El tren y el tiempo se detuvieron en la estación de Astapovo. Consternados, los compañeros de Tolstói pidieron al jefe de estación alojamiento para el gran maestro; aquel les cedió generosamente su hogar, una humilde casa de paredes de barro y yeso, en la que Tolstói permanecería siete largos días, recostado en la cama, tapado con una manta negra, junto a una mesilla en la que se acumulaban apósitos y algodones.
Los médicos no tenían medios para de frenar su pulmonía. Tolstoi, agobiado por tantas atenciones, dijo: “Hay sobre la tierra millones de hombres que sufren: ¿por qué estáis al cuidado de mí solo?” Había huido de su mujer, Sofía; quería morir lejos de ella. Atrás dejaba una relación tormentosa, empeorada más si cabe cuando confesó su deseo de donar sus obras al pueblo, no a su familia.

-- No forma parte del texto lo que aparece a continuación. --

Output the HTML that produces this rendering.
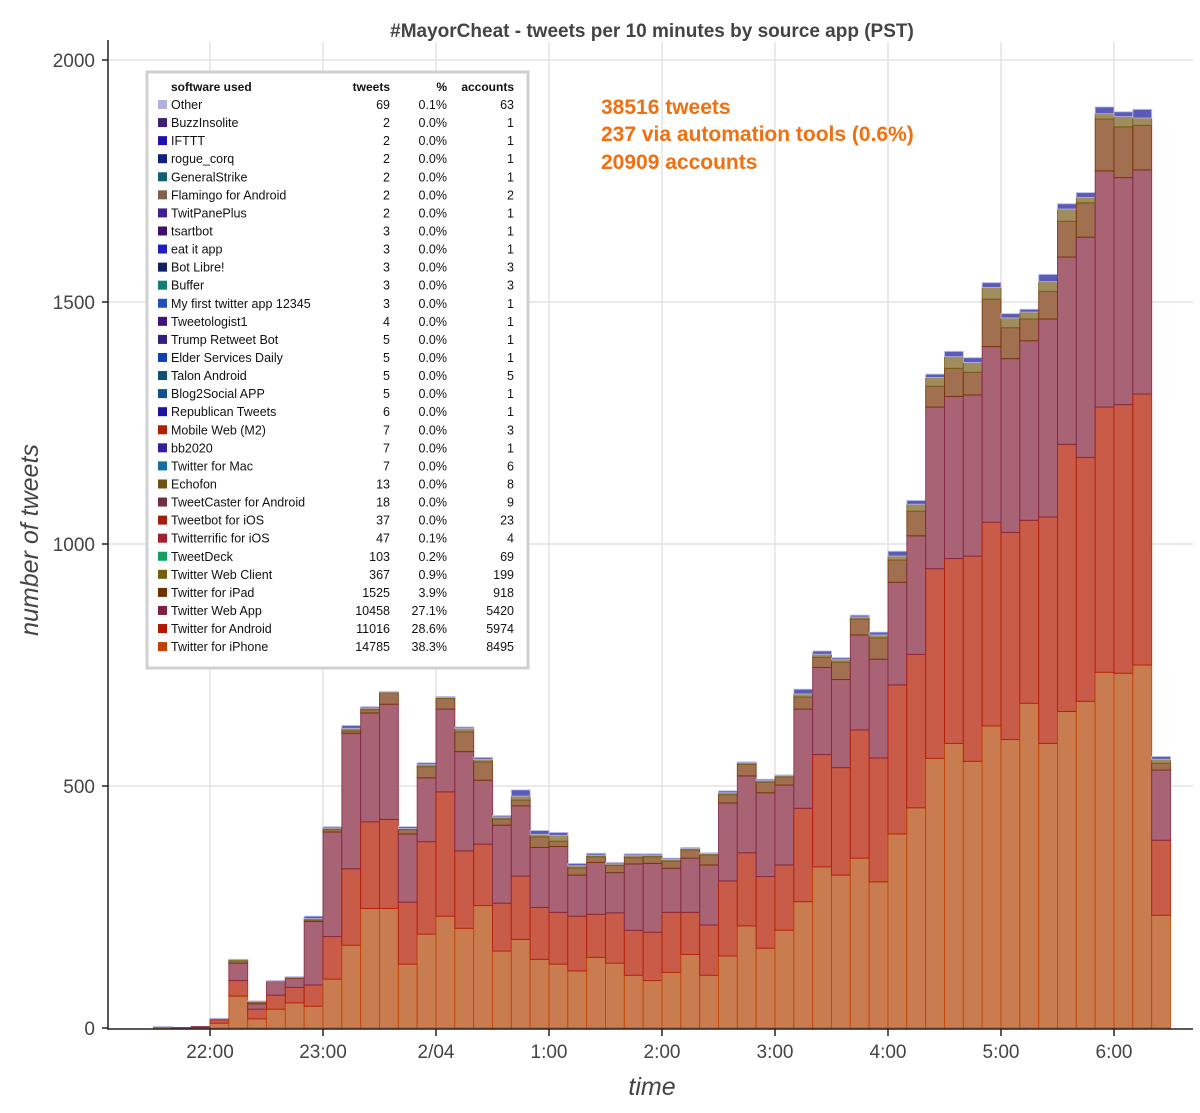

A las 6 horas y cinco minutos del 20 de noviembre de 1910 dejaba de latir uno de los corazones más grandes y generosos de su tiempo; corazón que palpita, sin embargo, en el cuerpo inmortal de sus obras. Lo enterraron en su hacienda de Yasnaia Poliana, a 12 kilómetros de Tula, un lugar apartado y solitario en medio del bosque.
Un sendero lleva hasta el túmulo, un montón de tierra cubierta de hierba cuando el tiempo acompaña, entre árboles altísimos que velan su descanso y que el propio Tolstói había plantado en su niñez. Ninguna cruz, ninguna lápida, ninguna palabra: Sólo él y el bosque; o sea: Todo.